The stator package interacts with this. Internal jackets, embedded channels in stator segments, and direct cooling of end windings all require cast-in features or inserts. Those features occupy radial and axial space that could have gone to rotor radius or gear face width.

Design heuristics that actually help in the meeting room

Formal multi-domain optimization tools are useful, and recent work on integrated e-axle co-optimization with machine learning is impressive. But engineering teams still make first calls based on simple patterns.

One pattern: start from the vehicle and gearbox, not the motor. Lock the maximum allowable EDU outer envelope, gear reduction strategy, and inverter brick volume. That gives you a “budget cylinder” for the motor. Inside that budget, choose a rotor speed band that matches available magnet materials, containment tech, and customer NVH expectations.

Once the speed band is agreed, use rotor diameter as a shared currency among electromagnetics, mechanical, and thermal teams. Every extra millimeter of diameter should buy clear, quantifiable benefit in torque density or loss reduction, and its price should be visible in containment, tip speed, and oil churning. Axial length then becomes the variable that keeps efficiency along the drive cycle in a sensible place, rather than a silent creep at each design review.

A second pattern: treat stator packaging features as line items in the same budget. If segmented stators or complex cooling jackets are proposed, require explicit justification in terms of either manufacturing cost, repair strategy, or a measured improvement in efficiency or power density over a realistic drive cycle, not only at peak. Otherwise, that material is simply eating rotor real estate for unclear gain.

What changes next: materials, speeds, and integration tricks

The trade space is not static. Reviews of recent traction motor developments show increasing attention to higher mechanical speeds, non-traditional rotor materials, and multi-rotor or axial-flux concepts to push power density without simply inflating diameter.

Carbon-fiber reinforced rotor sleeves and even structural rotor bodies are moving from research papers into serious prototypes, offering better containment at high tip speeds and opening the door to more aggressive rotor diameters in compact housings. Multi-stator multi-rotor architectures can stack torque-producing stages without increasing outer diameter, at the cost of mechanical complexity and sometimes axial growth.

On the stator side, new cooling layouts and integrated inverter-motor concepts mean the traditional “motor can with stuff bolted on” picture keeps eroding. Integrated designs that wrap the inverter around or inside the motor housing change which direction you can grow, and by how much, and they also shift where the heat actually goes.

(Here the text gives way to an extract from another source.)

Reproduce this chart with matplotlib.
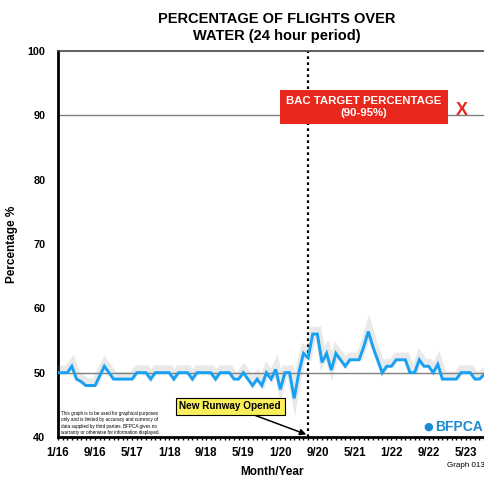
import matplotlib
matplotlib.use("Agg")
import matplotlib.pyplot as plt
import matplotlib.patheffects as pe
import numpy as np

# monthly share of flights over water, Jan 2016 .. Sep 2023
pct_over_water = [
    50, 50, 50, 51, 49, 48.6, 48, 48, 48, 49.5, 51, 50,
    49, 49, 49, 49, 49, 50, 50, 50, 49, 50, 50, 50,
    50, 49, 50, 50, 50, 49, 50, 50, 50, 50, 49, 50,
    50, 50, 49, 49, 50, 49, 48, 49, 48, 50, 49, 50.5,
    47.4, 50, 50, 46, 50, 53, 52.3, 56, 56, 51.6, 53, 50.4,
    53, 52, 51, 52, 52, 52, 54, 56.4, 54, 52, 50, 51,
    51, 52, 52, 52, 50, 50, 52, 51, 51, 50, 51.3, 49,
    49, 49, 49, 50, 50, 50, 49, 49, 49.7,
]
tick_labels = ["1/16", "9/16", "5/17", "1/18", "9/18", "5/19",
               "1/20", "9/20", "5/21", "1/22", "9/22", "5/23"]
runway_opened = 54  # July 2020
ref_lines = [50, 90]

disclaimer = ("This graph is to be used for graphical purposes\n"
              "only and is limited by accuracy and currency of\n"
              "data supplied by third parties. BFPCA gives no\n"
              "warranty or otherwise for information displayed.")

plt.rcParams["font.family"] = ["Liberation Sans", "DejaVu Sans"]

months = np.arange(len(pct_over_water))

fig = plt.figure(figsize=(4.85, 4.80), dpi=100)
ax = fig.add_axes([58 / 485, 43 / 480, 1 - 58 / 485 + 0.002, 386 / 480])

for y in ref_lines:
    ax.axhline(y, color="#808080", lw=1.0, zorder=1)

ax.axvline(runway_opened, color="black", ls=(0, (1.2, 1.5)), lw=1.6, zorder=2)

ax.plot(months, pct_over_water, color="#18a0f2", lw=2.1, zorder=3,
        solid_joinstyle="miter",
        path_effects=[pe.SimpleLineShadow(offset=(0.5, 2.5), shadow_color="#888888",
                                          alpha=0.18, linewidth=5.5),
                      pe.Normal()])

ax.set_xlim(0, 92.4)
ax.set_ylim(40, 100)
ax.set_yticks(range(40, 101, 10))
ax.set_xticks(months[::8][:len(tick_labels)])
ax.set_xticklabels(tick_labels)
ax.set_xticks(months, minor=True)

for lab in ax.get_xticklabels() + ax.get_yticklabels():
    lab.set_fontweight("bold")
ax.tick_params(axis="x", which="both", direction="out", length=2.5, width=1,
               labelsize=8.3, pad=5)
ax.tick_params(axis="y", length=0, labelsize=7.8, pad=9)

ax.spines["left"].set_linewidth(2)
ax.spines["bottom"].set_linewidth(2)
ax.spines["top"].set_linewidth(1.2)
ax.spines["top"].set_color("#444444")
ax.spines["right"].set_visible(False)

ax.set_xlabel("Month/Year", fontsize=8.5, fontweight="bold", labelpad=5)
ax.set_ylabel("Percentage %", fontsize=8.5, fontweight="bold", labelpad=7)

fig.text(0.571, 0.943, "PERCENTAGE OF FLIGHTS OVER\nWATER (24 hour period)",
         ha="center", va="center", fontsize=10.5, fontweight="bold", linespacing=1.3)

# BAC target box
ax.text(66, 91.3, "BAC TARGET PERCENTAGE\n(90-95%)", ha="center", va="center",
        color="white", fontsize=8.2, fontweight="bold", linespacing=1.15, zorder=5,
        bbox=dict(boxstyle="square,pad=0.55", fc="#e8281c", ec="none"))
ax.text(87.1, 90.8, "X", ha="center", va="center", color="#e8281c",
        fontsize=13, fontweight="bold", zorder=5)

# runway annotation
ax.annotate("New Runway Opened", xy=(53.6, 40.4), xytext=(37.2, 44.8),
            ha="center", va="center", fontsize=7.2, fontweight="bold", zorder=5,
            bbox=dict(boxstyle="square,pad=0.35", fc="#f9ef5a", ec="black", lw=0.8),
            arrowprops=dict(arrowstyle="-|>", color="black", lw=1.1,
                            mutation_scale=9, shrinkA=0, shrinkB=0))

ax.text(0.006, 0.068, disclaimer, transform=ax.transAxes, ha="left", va="top",
        fontsize=3.3, linespacing=1.35)

ax.text(0.992, 0.027, "BFPCA", transform=ax.transAxes, ha="right", va="center",
        fontsize=10, fontweight="bold", color="#1b8ad0")
ax.text(0.866, 0.027, "\u25CF", transform=ax.transAxes, ha="center", va="center",
        fontsize=8, color="#1b8ad0", family="DejaVu Sans")

fig.text(0.999, 0.030, "Graph 013", ha="right", va="center", fontsize=5.8)

fig.savefig("out.png", dpi=100)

So rotor size and stator packaging remain the two main levers for power density and EDU compactness, but the material and integration toolbox around them keeps expanding. That is good news, but it also means the old rules of thumb need regular checking against new data.

So where does this leave an EDU designer?

If you are responsible for an integrated drive unit, you are really deciding how much of your limited envelope belongs to rotor radius, how much to axial length, and how much to stator copper, steel, cooling structure, gearset, and inverter. Each millimeter has a job.

The practical move is to make those jobs explicit. Tie rotor diameter, rotor length, and stator packaging choices back to concrete system metrics: not just peak kW or Nm, but drive-cycle efficiency, pump power, acoustic targets, assembly complexity, CO₂ per unit, and service strategy. Use models and test data to check that you are not simply shifting pain from electromagnetics to NVH or from cooling to manufacturing.

Do that consistently, and “rotor size trade-offs” stop being an abstract motor-design topic. They become a shared language across the EDU team, where everyone can see why the motor is exactly as fat, as long, and as complicated as it ended up.